|Author||Michael R. Gordon and Bernard E. Trainor|
|Subject||2003 invasion of Iraq|
Cobra II: The Inside Story of the Invasion and Occupation of Iraq is a 2006 book written by Michael R. Gordon, chief military correspondent for The New York Times, and Bernard E. Trainor, a retired Marine Corps lieutenant general, which details the behind-the-scenes decision-making leading to the invasion of Iraq in 2003. It then follows, in depth, the invasion itself and the early months of the occupation through summer 2003.

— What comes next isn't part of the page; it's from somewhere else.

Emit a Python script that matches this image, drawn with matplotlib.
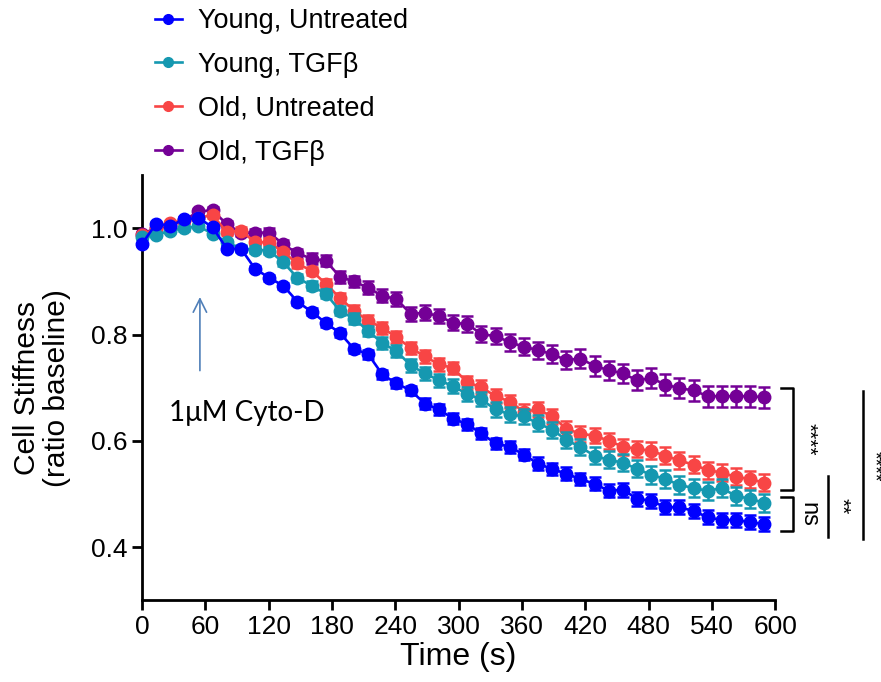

The authors had access to a wide range of materials, including many classified documents, and access to the highest levels of the US and Iraqi government and military. They describe in detail the meetings, correspondence, and positions of the various actors, including not only the US and Iraq, but other countries across the world as they considered the implications of joining the "Coalition of the Willing".

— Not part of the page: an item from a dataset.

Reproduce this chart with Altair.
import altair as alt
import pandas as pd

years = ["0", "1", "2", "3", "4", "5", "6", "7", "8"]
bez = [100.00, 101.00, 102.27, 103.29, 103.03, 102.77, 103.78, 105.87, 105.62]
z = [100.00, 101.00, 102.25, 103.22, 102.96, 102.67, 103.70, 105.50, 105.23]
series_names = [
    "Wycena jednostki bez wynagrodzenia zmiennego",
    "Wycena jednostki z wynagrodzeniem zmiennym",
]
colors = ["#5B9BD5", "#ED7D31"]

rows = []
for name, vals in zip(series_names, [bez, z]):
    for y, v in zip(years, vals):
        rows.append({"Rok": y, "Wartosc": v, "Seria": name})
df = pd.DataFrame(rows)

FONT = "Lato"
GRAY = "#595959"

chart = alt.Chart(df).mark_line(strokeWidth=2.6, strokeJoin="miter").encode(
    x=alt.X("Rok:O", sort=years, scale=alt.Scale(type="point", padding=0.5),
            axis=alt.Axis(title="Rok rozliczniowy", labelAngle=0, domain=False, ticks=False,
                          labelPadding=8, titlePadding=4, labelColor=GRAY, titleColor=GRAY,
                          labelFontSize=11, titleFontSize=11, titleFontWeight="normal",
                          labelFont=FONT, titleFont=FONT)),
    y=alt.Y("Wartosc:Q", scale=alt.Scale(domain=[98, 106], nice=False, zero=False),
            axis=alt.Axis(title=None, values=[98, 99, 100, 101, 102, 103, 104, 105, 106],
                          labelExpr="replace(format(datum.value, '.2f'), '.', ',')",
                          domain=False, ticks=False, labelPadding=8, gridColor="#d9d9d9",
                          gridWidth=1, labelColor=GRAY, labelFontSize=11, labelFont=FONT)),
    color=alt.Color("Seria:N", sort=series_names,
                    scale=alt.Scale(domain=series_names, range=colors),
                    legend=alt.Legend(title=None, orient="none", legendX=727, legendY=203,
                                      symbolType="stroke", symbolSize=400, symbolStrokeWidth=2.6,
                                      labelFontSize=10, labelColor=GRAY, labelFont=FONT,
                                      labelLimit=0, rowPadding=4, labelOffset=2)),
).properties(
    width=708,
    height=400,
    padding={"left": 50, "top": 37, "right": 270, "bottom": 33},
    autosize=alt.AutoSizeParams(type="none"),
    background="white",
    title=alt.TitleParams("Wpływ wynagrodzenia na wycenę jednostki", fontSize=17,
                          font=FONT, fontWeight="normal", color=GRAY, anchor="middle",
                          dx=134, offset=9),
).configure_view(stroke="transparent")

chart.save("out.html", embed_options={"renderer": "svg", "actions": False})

A large part of the book is dedicated to describing the internal meetings and perspectives of Iraqi leadership. Predominant among the actors described are the US and Iraqi generals, Defense Secretary Donald Rumsfeld, and President George W. Bush and their closest staff members. The book reconstructs the principal battles from primary sources including many interviews with both military leadership and front-line soldiers. Also discussed are the failures of US intelligence and the paucity of planning concerning post-war operations.

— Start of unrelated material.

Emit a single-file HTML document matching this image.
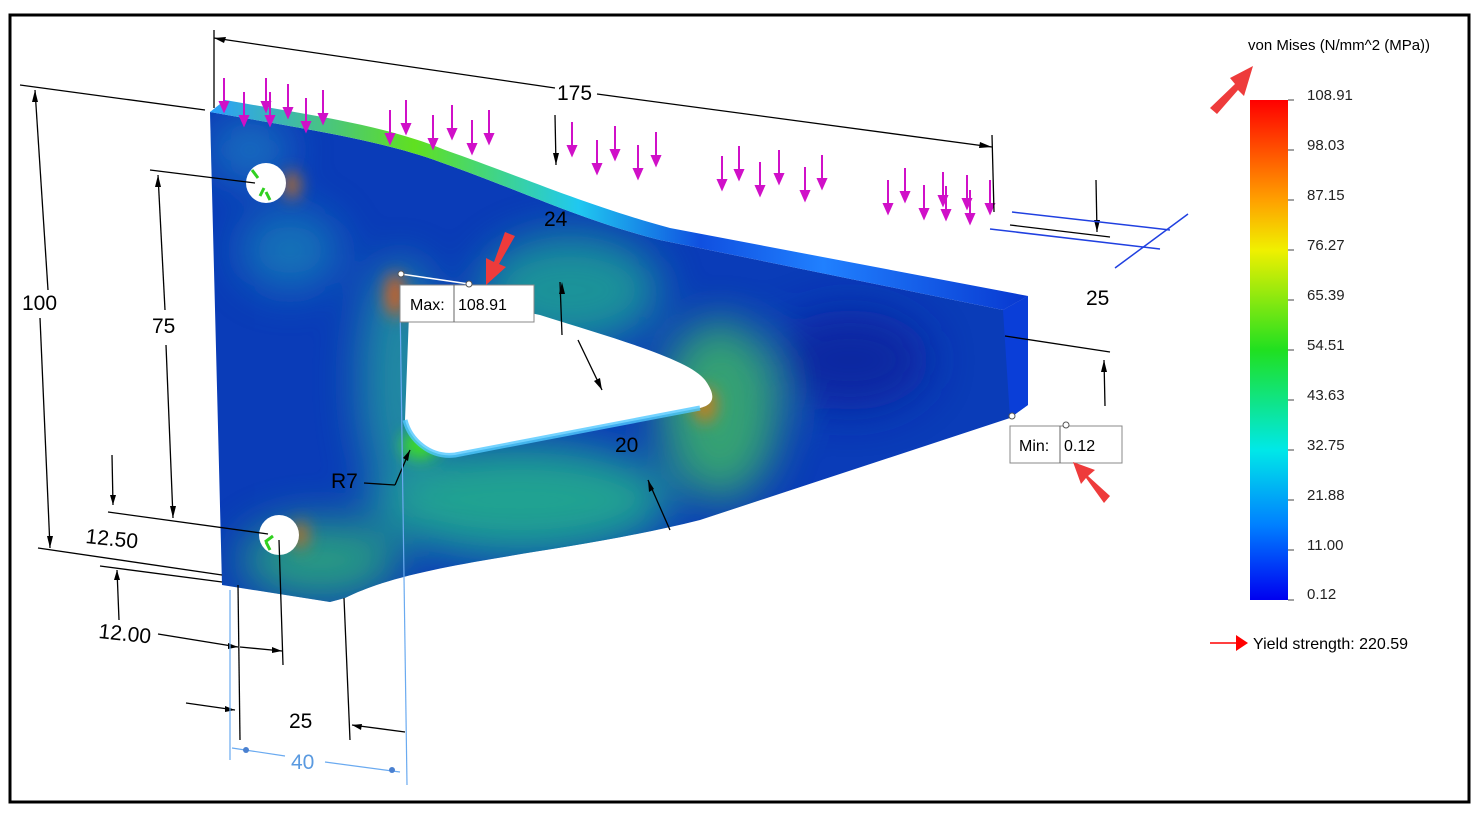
<!DOCTYPE html>
<html><head><meta charset="utf-8"><style>
html,body{margin:0;padding:0;background:#fff;}
svg{display:block;font-family:"Liberation Sans",sans-serif;}
</style></head><body>
<svg width="1478" height="814" viewBox="0 0 1478 814" xmlns="http://www.w3.org/2000/svg">
<defs>
<linearGradient id="cb" x1="0" y1="0" x2="0" y2="1">
<stop offset="0" stop-color="#ff0000"/><stop offset="0.2" stop-color="#ffa000"/><stop offset="0.3" stop-color="#f0f000"/>
<stop offset="0.5" stop-color="#20e020"/><stop offset="0.7" stop-color="#00e8e8"/><stop offset="0.85" stop-color="#0080ff"/><stop offset="1" stop-color="#0000f0"/>
</linearGradient>
<linearGradient id="top" x1="0" y1="0" x2="1" y2="0">
<stop offset="0" stop-color="#2aa0ff"/><stop offset="0.25" stop-color="#60e020"/><stop offset="0.45" stop-color="#20c8f0"/><stop offset="0.6" stop-color="#1050e0"/><stop offset="0.75" stop-color="#2080ff"/><stop offset="1" stop-color="#0838d0"/>
</linearGradient>
<filter id="bl" x="-50%" y="-50%" width="200%" height="200%"><feGaussianBlur stdDeviation="22"/></filter>
<filter id="bs" x="-50%" y="-50%" width="200%" height="200%"><feGaussianBlur stdDeviation="8"/></filter>
<clipPath id="pc"><path d="M210,112 C300,128 380,140 440,162 C520,190 580,220 660,240 L1003,310 L1028,296 L1028,405 L1010,418 L700,520 C560,555 420,560 345,598 L330,602 L222,585 Z"/></clipPath>
<g id="ar"><line x1="0" y1="0" x2="0" y2="28"/><path d="M-4,24 L4,24 L0,33 Z"/></g>
</defs>
<rect x="10" y="15" width="1459" height="787" fill="none" stroke="#000" stroke-width="3"/>

<!-- part -->
<g clip-path="url(#pc)">
<rect x="200" y="90" width="840" height="530" fill="#0a3cb8"/>
<g filter="url(#bl)" opacity="0.95">
<ellipse cx="520" cy="500" rx="150" ry="55" fill="#20a890"/>
<ellipse cx="570" cy="290" rx="90" ry="55" fill="#1a9898"/>
<ellipse cx="720" cy="410" rx="60" ry="90" fill="#38a870"/>
<ellipse cx="400" cy="380" rx="40" ry="120" fill="#2090a0"/>
<ellipse cx="320" cy="560" rx="80" ry="40" fill="#2aa080"/>
<ellipse cx="290" cy="250" rx="50" ry="40" fill="#1878b8"/>
<ellipse cx="250" cy="150" rx="40" ry="30" fill="#1a78c0"/>
<ellipse cx="850" cy="360" rx="80" ry="50" fill="#0828a0"/>
</g>
<g filter="url(#bs)">
<ellipse cx="395" cy="295" rx="10" ry="22" fill="#d06020"/>
<ellipse cx="705" cy="405" rx="12" ry="18" fill="#c08020"/>
<ellipse cx="420" cy="445" rx="18" ry="14" fill="#40e020"/>
<ellipse cx="292" cy="185" rx="8" ry="14" fill="#c07020"/>
<ellipse cx="300" cy="535" rx="8" ry="14" fill="#c07020"/>
</g>
<path d="M1003,310 L1028,296 L1028,405 L1010,418 Z" fill="#0a3ed8"/>
</g>
<path d="M210,112 L225,100 C310,115 385,125 445,150 C525,178 585,205 670,228 L1028,296 L1003,310 L660,240 C580,220 520,190 440,162 C380,140 300,128 210,112 Z" fill="url(#top)"/>
<!-- triangular cutout -->
<path d="M410,288 L540,315 C620,340 690,360 705,380 C718,398 712,405 700,408 L455,455 C430,458 410,440 405,420 Z" fill="#fff"/>
<path d="M405,420 C410,440 430,458 455,455 L700,408" fill="none" stroke="#50c8ff" stroke-width="5" opacity="0.8"/>
<circle cx="266" cy="183" r="20" fill="#fff"/><circle cx="279" cy="535" r="20" fill="#fff"/>
<path d="M252,170 l6,8 M260,196 l4,-8 M270,200 l-4,-8 M265,542 l8,-6 M270,550 l-4,-8" stroke="#30d020" stroke-width="3"/>

<!-- load arrows -->
<g stroke="#d010c8" stroke-width="2" fill="#d010c8">
<use href="#ar" x="224" y="78"/><use href="#ar" x="244" y="92"/><use href="#ar" x="266" y="78"/><use href="#ar" x="270" y="92"/><use href="#ar" x="288" y="84"/><use href="#ar" x="306" y="98"/><use href="#ar" x="323" y="90"/>
<use href="#ar" x="390" y="110"/><use href="#ar" x="406" y="100"/><use href="#ar" x="433" y="115"/><use href="#ar" x="452" y="105"/><use href="#ar" x="472" y="120"/><use href="#ar" x="489" y="110"/>
<use href="#ar" x="572" y="122"/><use href="#ar" x="597" y="140"/><use href="#ar" x="615" y="126"/><use href="#ar" x="638" y="145"/><use href="#ar" x="656" y="132"/>
<use href="#ar" x="722" y="156"/><use href="#ar" x="739" y="146"/><use href="#ar" x="760" y="162"/><use href="#ar" x="779" y="150"/><use href="#ar" x="805" y="167"/><use href="#ar" x="822" y="155"/>
<use href="#ar" x="888" y="180"/><use href="#ar" x="905" y="168"/><use href="#ar" x="924" y="185"/><use href="#ar" x="943" y="172"/><use href="#ar" x="946" y="186"/><use href="#ar" x="967" y="175"/><use href="#ar" x="970" y="190"/><use href="#ar" x="990" y="180"/>
</g>

<!-- dimension lines -->
<g stroke="#000" stroke-width="1.3" fill="none">
<line x1="214" y1="30" x2="214" y2="108"/>
<line x1="214" y1="38" x2="555" y2="88"/><line x1="597" y1="94" x2="992" y2="147"/>
<line x1="992" y1="135" x2="994" y2="212"/>
<line x1="20" y1="85" x2="205" y2="110"/>
<line x1="35" y1="90" x2="48" y2="290"/><line x1="40" y1="318" x2="50" y2="548"/>
<line x1="38" y1="548" x2="222" y2="575"/>
<line x1="150" y1="170" x2="255" y2="183"/>
<line x1="158" y1="175" x2="165" y2="310"/><line x1="166" y1="345" x2="173" y2="518"/>
<line x1="108" y1="512" x2="268" y2="534"/>
<line x1="100" y1="566" x2="222" y2="582"/>
<line x1="112" y1="455" x2="113" y2="505"/><line x1="117" y1="570" x2="119" y2="620"/>
<line x1="158" y1="634" x2="238" y2="647"/><line x1="240" y1="647" x2="282" y2="651"/>
<line x1="238" y1="585" x2="240" y2="740"/><line x1="279" y1="540" x2="283" y2="665"/>
<line x1="186" y1="703" x2="235" y2="710"/><line x1="352" y1="725" x2="405" y2="732"/>
<line x1="344" y1="598" x2="350" y2="740"/>
<line x1="560" y1="282" x2="562" y2="335"/><line x1="578" y1="340" x2="602" y2="390"/>
<line x1="648" y1="480" x2="670" y2="530"/>
<line x1="364" y1="483" x2="395" y2="485"/><line x1="395" y1="485" x2="410" y2="450"/>
<line x1="555" y1="115" x2="556" y2="165"/>
<line x1="1005" y1="336" x2="1110" y2="352"/><line x1="1104" y1="360" x2="1105" y2="406"/>
<line x1="1096" y1="180" x2="1097" y2="232"/>
<line x1="1010" y1="225" x2="1110" y2="237"/>
</g>
<g fill="#000">
<path d="M214,38 l12,-1 l-2,6 Z"/><path d="M992,147 l-12,-5 l-1,6 Z"/>
<path d="M35,90 l-3,12 l6,0 Z"/><path d="M50,548 l-3,-12 l6,0 Z"/>
<path d="M158,175 l-3,12 l6,0 Z"/><path d="M173,518 l-3,-12 l6,0 Z"/>
<path d="M113,505 l-3,-10 l6,0 Z"/><path d="M117,570 l-3,10 l6,0 Z"/>
<path d="M238,647 l-10,-4 l0,6 Z"/><path d="M282,651 l-10,-4 l0,6 Z"/>
<path d="M235,710 l-10,-4 l0,6 Z"/><path d="M352,725 l10,-1 l-1,6 Z"/>
<path d="M562,282 l-3,12 l6,0 Z"/><path d="M602,390 l-2,-12 l-6,3 Z"/><path d="M648,480 l1,12 l5,-3 Z"/>
<path d="M410,450 l-7,8 l5,3 Z"/><path d="M556,165 l-3,-12 l6,0 Z"/>
<path d="M1104,360 l-3,12 l6,0 Z"/><path d="M1097,232 l-3,-12 l6,0 Z"/>
</g>
<g stroke="#2040e0" stroke-width="1.5" fill="none">
<line x1="1012" y1="212" x2="1170" y2="230"/><line x1="990" y1="229" x2="1160" y2="249"/>
<line x1="1115" y1="268" x2="1188" y2="214"/>
</g>
<g stroke="#6aaaf0" stroke-width="1.2" fill="none">
<line x1="230" y1="590" x2="230" y2="760"/><line x1="400" y1="300" x2="407" y2="785"/>
<line x1="232" y1="748" x2="285" y2="756"/><line x1="325" y1="762" x2="400" y2="772"/>
</g>
<circle cx="246" cy="750" r="3" fill="#4a80d0"/><circle cx="392" cy="770" r="3" fill="#4a80d0"/>

<g font-size="21" fill="#000">
<text x="557" y="100">175</text>
<text x="22" y="310">100</text>
<text x="152" y="333">75</text>
<text x="85" y="543" transform="rotate(6 85 543)">12.50</text>
<text x="98" y="638" transform="rotate(6 98 638)">12.00</text>
<text x="289" y="728">25</text>
<text x="1086" y="305">25</text>
<text x="544" y="226">24</text>
<text x="615" y="452">20</text>
<text x="331" y="488">R7</text>
<text x="291" y="769" fill="#5a9ae0">40</text>
</g>

<!-- Max / Min boxes -->
<rect x="400" y="285" width="134" height="37" fill="#fff" stroke="#888"/>
<line x1="454" y1="285" x2="454" y2="322" stroke="#666"/>
<text x="410" y="310" font-size="16">Max:</text><text x="458" y="310" font-size="16">108.91</text>
<line x1="401" y1="274" x2="469" y2="284" stroke="#fff" stroke-width="1.5"/>
<circle cx="401" cy="274" r="3" fill="#fff" stroke="#555"/><circle cx="469" cy="284" r="3" fill="#fff" stroke="#555"/>
<rect x="1010" y="426" width="112" height="37" fill="#fff" stroke="#888"/>
<line x1="1060" y1="426" x2="1060" y2="463" stroke="#666"/>
<text x="1019" y="451" font-size="16">Min:</text><text x="1064" y="451" font-size="16">0.12</text>
<circle cx="1012" cy="416" r="3" fill="#fff" stroke="#555"/><circle cx="1066" cy="425" r="3" fill="#fff" stroke="#555"/>

<!-- red pointer arrows -->
<g fill="#ee3b3b">
<path d="M515,236 L505,232 L494,262 L486,258 L486,285 L506,267 L499,264 Z"/>
<path d="M1104,503 L1110,496 L1088,476 L1095,470 L1073,462 L1081,484 L1086,478 Z"/>
<path d="M1210,108 L1217,114 L1238,90 L1244,96 L1253,66 L1230,78 L1235,84 Z"/>
</g>

<!-- colorbar -->
<text x="1248" y="50" font-size="15">von Mises (N/mm^2 (MPa))</text>
<rect x="1250" y="100" width="38" height="500" fill="url(#cb)"/>
<g font-size="15" fill="#222">
<text x="1307" y="100">108.91</text><text x="1307" y="150">98.03</text><text x="1307" y="200">87.15</text><text x="1307" y="250">76.27</text><text x="1307" y="300">65.39</text><text x="1307" y="350">54.51</text><text x="1307" y="400">43.63</text><text x="1307" y="450">32.75</text><text x="1307" y="500">21.88</text><text x="1307" y="550">11.00</text><text x="1307" y="599">0.12</text>
</g>
<g stroke="#444"><line x1="1288" y1="100" x2="1294" y2="100"/><line x1="1288" y1="150" x2="1294" y2="150"/><line x1="1288" y1="200" x2="1294" y2="200"/><line x1="1288" y1="250" x2="1294" y2="250"/><line x1="1288" y1="300" x2="1294" y2="300"/><line x1="1288" y1="350" x2="1294" y2="350"/><line x1="1288" y1="400" x2="1294" y2="400"/><line x1="1288" y1="450" x2="1294" y2="450"/><line x1="1288" y1="500" x2="1294" y2="500"/><line x1="1288" y1="550" x2="1294" y2="550"/><line x1="1288" y1="600" x2="1294" y2="600"/></g>
<line x1="1210" y1="643" x2="1236" y2="643" stroke="#f00" stroke-width="1.5"/>
<path d="M1236,635 L1248,643 L1236,651 Z" fill="#f00"/>
<text x="1253" y="649" font-size="16">Yield strength: 220.59</text>
</svg>
</body></html>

Gordon and Trainor argue broadly that America's Iraq War difficulties came from five major failures: "the misreading of the foe," "the overreliance on technological advancement," "the failure to adapt to developments on the battlefield," "the dysfunction of American military structures," and "the Bush Administration's disdain for nation-building."
- Gordon, Michael R. and Bernard E. Trainor: Cobra II, pages 498-503. 2006.